*Required task*:
Provide an exact copy of the data, excluding the images.

********************

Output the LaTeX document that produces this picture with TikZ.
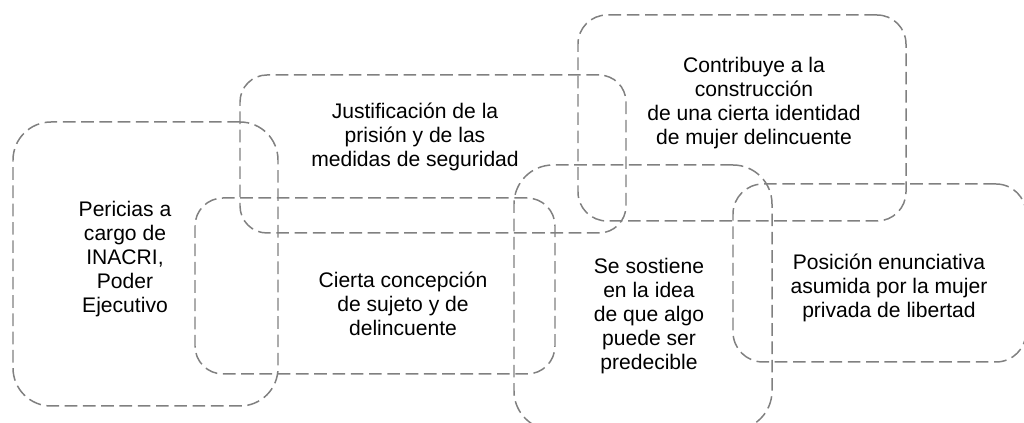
\documentclass[tikz,border=0pt]{standalone}
\usepackage{fontspec}
\setmainfont{Liberation Sans}
\begin{document}
\begin{tikzpicture}[
    caja/.style={draw=gray, line width=0.85pt, dash pattern=on 7.2pt off 3.2pt,
        inner sep=0pt, anchor=center},
    texto/.style={align=center, inner sep=0pt, font=\fontsize{12}{13.7}\selectfont}
  ]
  \useasboundingbox (0,0) rectangle (20.48,8.46);
  % cajas
  \node[caja, rounded corners=0.76cm, minimum width=5.30cm, minimum height=5.68cm] (cajaPericias) at (2.91,3.18) {};
  \node[caja, rounded corners=0.54cm, minimum width=7.72cm, minimum height=3.16cm] (cajaJustif) at (8.66,5.38) {};
  \node[caja, rounded corners=0.56cm, minimum width=7.20cm, minimum height=3.52cm] (cajaConcep) at (7.50,2.74) {};
  \node[caja, rounded corners=0.58cm, minimum width=6.56cm, minimum height=4.12cm] (cajaContrib) at (14.84,6.10) {};
  \node[caja, rounded corners=0.78cm, minimum width=5.16cm, minimum height=5.30cm] (cajaSostiene) at (12.86,2.51) {};
  \node[caja, rounded corners=0.60cm, minimum width=5.86cm, minimum height=3.56cm] (cajaPosicion) at (17.59,3.00) {};
  % textos
  \node[texto] (txtPericias) at (2.50,3.28) {Pericias a\\cargo de\\INACRI,\\Poder\\Ejecutivo};
  \node[texto] (txtJustif) at (8.30,5.72) {Justificación de la\\prisión y de las\\medidas de seguridad};
  \node[texto] (txtConcep) at (8.06,2.38) {Cierta concepción\\de sujeto y de\\delincuente};
  \node[texto] (txtContrib) at (15.08,6.40) {Contribuye a la\\construcción\\de una cierta identidad\\de mujer delincuente};
  \node[texto] (txtSostiene) at (12.98,2.14) {Se sostiene\\en la idea\\de que algo\\puede ser\\predecible};
  \node[texto] (txtPosicion) at (17.78,2.70) {Posición enunciativa\\asumida por la mujer\\privada de libertad};
\end{tikzpicture}
\end{document}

********************

*Answer to this problem*:
Output the LaTeX document that produces this picture with TikZ.
\documentclass[tikz,border=0pt]{standalone}
\usepackage{fontspec}
\setmainfont{Liberation Sans}
\begin{document}
\begin{tikzpicture}[
    caja/.style={draw=gray, line width=0.85pt, dash pattern=on 7.2pt off 3.2pt,
        inner sep=0pt, anchor=center},
    texto/.style={align=center, inner sep=0pt, font=\fontsize{12}{13.7}\selectfont}
  ]
  \useasboundingbox (0,0) rectangle (20.48,8.46);
  % cajas
  \node[caja, rounded corners=0.76cm, minimum width=5.30cm, minimum height=5.68cm] (cajaPericias) at (2.91,3.18) {};
  \node[caja, rounded corners=0.54cm, minimum width=7.72cm, minimum height=3.16cm] (cajaJustif) at (8.66,5.38) {};
  \node[caja, rounded corners=0.56cm, minimum width=7.20cm, minimum height=3.52cm] (cajaConcep) at (7.50,2.74) {};
  \node[caja, rounded corners=0.58cm, minimum width=6.56cm, minimum height=4.12cm] (cajaContrib) at (14.84,6.10) {};
  \node[caja, rounded corners=0.78cm, minimum width=5.16cm, minimum height=5.30cm] (cajaSostiene) at (12.86,2.51) {};
  \node[caja, rounded corners=0.60cm, minimum width=5.86cm, minimum height=3.56cm] (cajaPosicion) at (17.59,3.00) {};
  % textos
  \node[texto] (txtPericias) at (2.50,3.28) {Pericias a\\cargo de\\INACRI,\\Poder\\Ejecutivo};
  \node[texto] (txtJustif) at (8.30,5.72) {Justificación de la\\prisión y de las\\medidas de seguridad};
  \node[texto] (txtConcep) at (8.06,2.38) {Cierta concepción\\de sujeto y de\\delincuente};
  \node[texto] (txtContrib) at (15.08,6.40) {Contribuye a la\\construcción\\de una cierta identidad\\de mujer delincuente};
  \node[texto] (txtSostiene) at (12.98,2.14) {Se sostiene\\en la idea\\de que algo\\puede ser\\predecible};
  \node[texto] (txtPosicion) at (17.78,2.70) {Posición enunciativa\\asumida por la mujer\\privada de libertad};
\end{tikzpicture}
\end{document}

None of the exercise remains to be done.